そんな感じだな。書くことがなくなっちまった。まあそれはいつものことなんだけど、いままでは一度手が止まったって、すぐに強引に書き進めてなんとかなってきたものが、段々と手が止まる時間が長くなってきたことが、おれの最近の不満。どんどん追い詰められている感があるね。日に日に限界が近づいてきているんじゃないかという、この不安に比べれば、おれの健康とか生活の不安なんて大したことではない。いや健康面の不安なんてないけどな。結構長く生きているけど、身体の不具合なんてどこにもないのよ。若干視力が落ちたかなって程度だね。煙草は1日に10~20本吸うけど、中長距離を走らせたら、大抵のやつはぶち抜いてゆくスタミナは維持しているし。なんてどうでもいいことを書いて字数を稼ぐ。それでもこういうどうでもいいことを書いている間に、どうにかおもしろく繋げることはできないかと考えてはいるのだけど、無理なものは無理だな。おれの文章は内容よりもスピード感重視なんでね。おれ自身がそのスピードに置いてきぼりを喰らうことだってよくあることだ。今日なんてまだよくかじりついている方だよ。こういう状況が文章では上手く伝わらないのが歯がゆいね。おれだって後から読み直したときは、おれがその文章を書いていた状況のことなんて考えたりしないもの。書いている最中と書いた後の文章の印象が全く違うのはそのあたりが原因なのかもしれない。まあそんなことは、読み手にはなにも関係のないことだ。でもおれには大問題なんだよ。それだけは知っていてもらいたいね。
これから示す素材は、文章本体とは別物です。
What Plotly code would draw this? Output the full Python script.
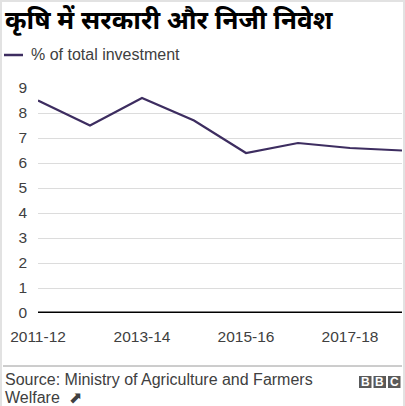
import plotly.graph_objects as go

W, H = 405, 406
L, R, T, B = 38, 3, 88, 93

years = ["2011-12", "2012-13", "2013-14", "2014-15",
         "2015-16", "2016-17", "2017-18", "2018-19"]
share = [8.5, 7.5, 8.6, 7.7, 6.4, 6.8, 6.6, 6.5]
x_ticks = ["2011-12", "2013-14", "2015-16", "2017-18"]
y_ticks = [0, 1, 2, 3, 4, 5, 6, 7, 8, 9]

title = "कृषि में सरकारी और निजी निवेश"
legend_name = "% of total investment"
source_lines = ["Source: Ministry of Agriculture and Farmers", "Welfare  ⬈"]

LINE = "#3d2d60"
TXT = "#404040"
FONT = "Liberation Sans, Arial, sans-serif"


def px(x):
    # pixel -> paper x
    return (x - L) / (W - L - R)


def py(y):
    # pixel (from top) -> paper y
    return (H - B - y) / (H - T - B)


fig = go.Figure()
fig.add_trace(go.Scatter(x=years, y=share, mode="lines", name=legend_name,
                         line=dict(color=LINE, width=2.2), hoverinfo="skip"))

shapes = [
    # legend sample
    dict(type="line", xref="paper", yref="paper", x0=px(4), x1=px(23),
         y0=py(55), y1=py(55), line=dict(color=LINE, width=2.5)),
    # zero line
    dict(type="line", xref="paper", yref="y", x0=0, x1=1, y0=0, y1=0,
         line=dict(color="#000000", width=3)),
    # footer separator
    dict(type="line", xref="paper", yref="paper", x0=px(3), x1=px(402),
         y0=py(366), y1=py(366), line=dict(color="#9a9a9a", width=1)),
    # light frame
    dict(type="rect", xref="paper", yref="paper", x0=px(0), x1=px(2),
         y0=py(406), y1=py(0), line=dict(width=0), fillcolor="#e2e2e2", layer="below"),
    dict(type="rect", xref="paper", yref="paper", x0=px(0), x1=px(405),
         y0=py(2), y1=py(0), line=dict(width=0), fillcolor="#e2e2e2", layer="below"),
    dict(type="rect", xref="paper", yref="paper", x0=px(403), x1=px(405),
         y0=py(406), y1=py(0), line=dict(width=0), fillcolor="#e2e2e2", layer="below"),
]

annotations = [
    dict(text="<b>" + title + "</b>", xref="paper", yref="paper",
         x=px(3), y=py(19), xanchor="left", yanchor="middle", showarrow=False,
         font=dict(size=26, color="#000000", family="Noto Sans, Noto Sans Devanagari, sans-serif")),
    dict(text=legend_name, xref="paper", yref="paper",
         x=px(29), y=py(55), xanchor="left", yanchor="middle", showarrow=False,
         font=dict(size=16, color=TXT, family=FONT)),
]
for i, line in enumerate(source_lines):
    annotations.append(dict(text=line, xref="paper", yref="paper", align="left",
                            x=px(3), y=py(379 + i * 18), xanchor="left", yanchor="middle",
                            showarrow=False, font=dict(size=16, color=TXT, family=FONT)))

# BBC blocks
for i, letter in enumerate("BBC"):
    x0 = 359 + i * 14.5
    shapes.append(dict(type="rect", xref="paper", yref="paper",
                       x0=px(x0), x1=px(x0 + 12.5), y0=py(388), y1=py(376),
                       line=dict(width=0), fillcolor="#5a5a5a"))
    annotations.append(dict(text="<b>" + letter + "</b>", xref="paper", yref="paper",
                            x=px(x0 + 6.25), y=py(382), xanchor="center", yanchor="middle",
                            showarrow=False,
                            font=dict(size=12, color="#ffffff", family=FONT)))

fig.update_layout(
    width=W, height=H,
    margin=dict(l=L, r=R, t=T, b=B),
    paper_bgcolor="#ffffff", plot_bgcolor="#ffffff",
    showlegend=False,
    shapes=shapes, annotations=annotations,
    xaxis=dict(type="category", categoryorder="array", categoryarray=years,
               range=[0, len(years) - 1], tickvals=x_ticks, ticktext=x_ticks,
               showgrid=False, zeroline=False, showline=False, ticks="",
               ticklabelstandoff=12,
               tickfont=dict(size=15.5, color=TXT, family=FONT)),
    yaxis=dict(range=[0, 9], tickvals=y_ticks, showgrid=True, gridcolor="#dcdcdc",
               gridwidth=1, zeroline=False, showline=False, ticks="",
               ticklabelstandoff=10,
               tickfont=dict(size=15.5, color=TXT, family=FONT)),
)

# page has a default 8px body margin; drop it so the figure sits at 0,0
fig.write_html("out.html", config={"displayModeBar": False},
               post_script="document.body.style.margin='0px';")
さてさて、あと原稿用紙1枚とちょっとか。さあどんな風に歩いてゆこう。もうここまでくれば、刺激的なことはいらないね。ここまで走り抜いてきて、バカヤロウだのクソヤロウだのとわめく元気はもう残っていないし、それになにより今日のおれはそこまで機嫌が悪くはないんでね。他人のことをあまり悪く言いたくないよ。最初の方にファックユーなんて書いたけど、別にあれは誰に対してとかではないでしょう。概念としてのクソ野郎たちに送るファックユーなわけで。いままで色々なところで見たり聞いたりしてきたクソ野郎どもの総体へのファックユーなんだよ。べつにおれは普段の生活から喧嘩腰なわけではないからね。ディミトリが先生って呼び止めてきたすぐあとにお前呼ばわりしてきたって、微笑みを返してやるくらいにはマナーとか礼儀とかに寛容なやつだから。似たようなことを少し前に書いた気がするけど、放っておこう。いままで何万人の人間が指摘したのかはわからないけど、おれの中で代表的なのは吉田戦車が4コママンガで指摘していたことなのだけれど、ファイアーエムブレムの「ム」ってなんなんだろうなってやっぱり見るたんびに思うよ。エンブレムではいけない理由がいつまで経っても見つからない。ただのミスなのだろうか。でもそんな大きなミスをすると思う? タイトルだよ? きみはミス以外の理由ってなにか思いつく? それとも真相を知っているとか? だとしてもおれに教えてくれなくて結構。謎は謎のまま、その辺に漂わせておきたい。無粋な真実を知らされるよりも、そっちの方がよっぽど美しい場合が殆どでしょう?